Work to do
Retype nothing but the lines from the start of the material up to and including the line with "const xTicks = [0, 20, 40, 60, 80, 100];". Pictures don't belong in the copy.

Collected data
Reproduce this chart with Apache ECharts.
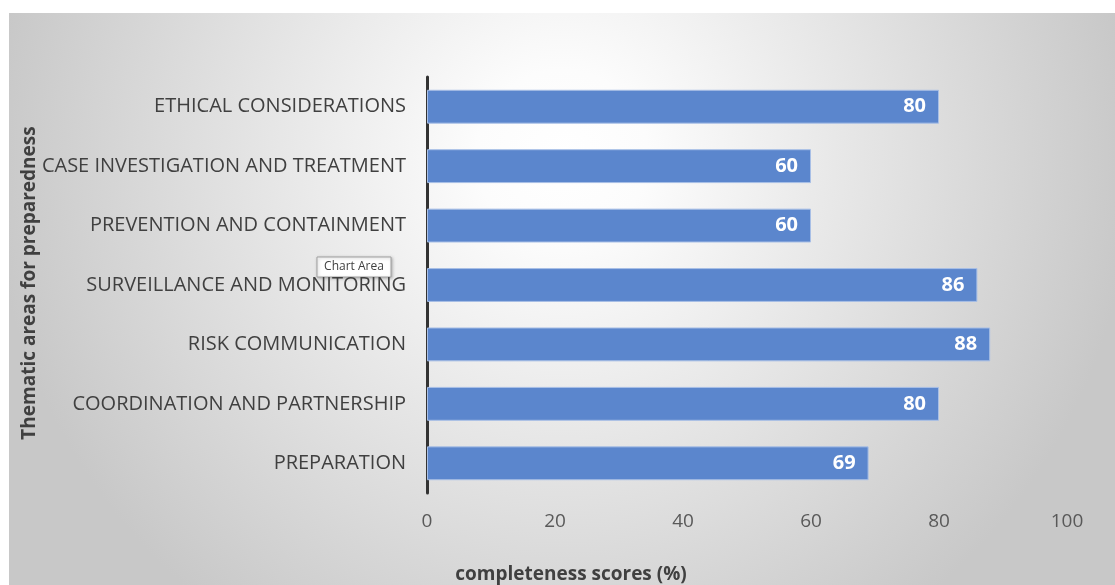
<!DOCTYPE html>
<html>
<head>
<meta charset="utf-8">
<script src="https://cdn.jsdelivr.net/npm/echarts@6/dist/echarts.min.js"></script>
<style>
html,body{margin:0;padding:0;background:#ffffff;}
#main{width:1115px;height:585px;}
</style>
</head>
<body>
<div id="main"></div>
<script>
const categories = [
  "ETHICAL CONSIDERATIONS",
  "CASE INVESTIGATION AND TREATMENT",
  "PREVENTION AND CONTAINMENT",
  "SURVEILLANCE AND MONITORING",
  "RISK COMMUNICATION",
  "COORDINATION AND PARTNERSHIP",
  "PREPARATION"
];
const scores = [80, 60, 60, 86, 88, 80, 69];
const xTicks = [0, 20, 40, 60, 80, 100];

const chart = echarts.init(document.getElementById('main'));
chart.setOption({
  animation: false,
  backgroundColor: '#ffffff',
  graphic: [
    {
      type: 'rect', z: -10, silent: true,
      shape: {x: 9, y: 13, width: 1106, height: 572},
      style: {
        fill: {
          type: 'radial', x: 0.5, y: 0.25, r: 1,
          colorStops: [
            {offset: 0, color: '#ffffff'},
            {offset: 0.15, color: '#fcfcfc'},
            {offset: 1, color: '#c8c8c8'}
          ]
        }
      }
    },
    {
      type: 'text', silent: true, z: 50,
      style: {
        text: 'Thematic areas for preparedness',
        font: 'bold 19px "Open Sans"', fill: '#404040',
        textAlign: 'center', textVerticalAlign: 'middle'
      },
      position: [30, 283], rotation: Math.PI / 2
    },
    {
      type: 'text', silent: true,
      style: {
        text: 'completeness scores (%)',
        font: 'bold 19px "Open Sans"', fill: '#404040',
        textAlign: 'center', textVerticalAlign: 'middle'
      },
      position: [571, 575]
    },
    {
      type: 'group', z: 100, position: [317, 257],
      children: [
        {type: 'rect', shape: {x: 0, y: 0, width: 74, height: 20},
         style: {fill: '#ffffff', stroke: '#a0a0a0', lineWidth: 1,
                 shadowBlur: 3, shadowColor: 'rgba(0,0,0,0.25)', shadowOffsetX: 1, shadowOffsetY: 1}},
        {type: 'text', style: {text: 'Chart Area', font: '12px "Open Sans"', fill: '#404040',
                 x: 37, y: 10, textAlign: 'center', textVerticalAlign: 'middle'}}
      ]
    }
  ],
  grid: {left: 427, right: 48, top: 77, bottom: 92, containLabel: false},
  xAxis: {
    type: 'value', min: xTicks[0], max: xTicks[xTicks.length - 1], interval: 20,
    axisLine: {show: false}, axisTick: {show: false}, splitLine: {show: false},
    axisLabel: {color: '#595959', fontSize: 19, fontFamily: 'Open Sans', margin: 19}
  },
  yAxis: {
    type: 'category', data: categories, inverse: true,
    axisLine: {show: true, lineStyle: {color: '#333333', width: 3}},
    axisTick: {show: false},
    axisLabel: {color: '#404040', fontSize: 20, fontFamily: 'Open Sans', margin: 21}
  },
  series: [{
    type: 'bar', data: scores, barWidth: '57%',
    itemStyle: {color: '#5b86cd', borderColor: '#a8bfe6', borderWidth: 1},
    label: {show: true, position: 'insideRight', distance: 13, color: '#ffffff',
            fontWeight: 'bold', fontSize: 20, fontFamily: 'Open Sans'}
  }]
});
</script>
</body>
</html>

In response
Reproduce this chart with Apache ECharts.
<!DOCTYPE html>
<html>
<head>
<meta charset="utf-8">
<script src="https://cdn.jsdelivr.net/npm/echarts@6/dist/echarts.min.js"></script>
<style>
html,body{margin:0;padding:0;background:#ffffff;}
#main{width:1115px;height:585px;}
</style>
</head>
<body>
<div id="main"></div>
<script>
const categories = [
  "ETHICAL CONSIDERATIONS",
  "CASE INVESTIGATION AND TREATMENT",
  "PREVENTION AND CONTAINMENT",
  "SURVEILLANCE AND MONITORING",
  "RISK COMMUNICATION",
  "COORDINATION AND PARTNERSHIP",
  "PREPARATION"
];
const scores = [80, 60, 60, 86, 88, 80, 69];
const xTicks = [0, 20, 40, 60, 80, 100];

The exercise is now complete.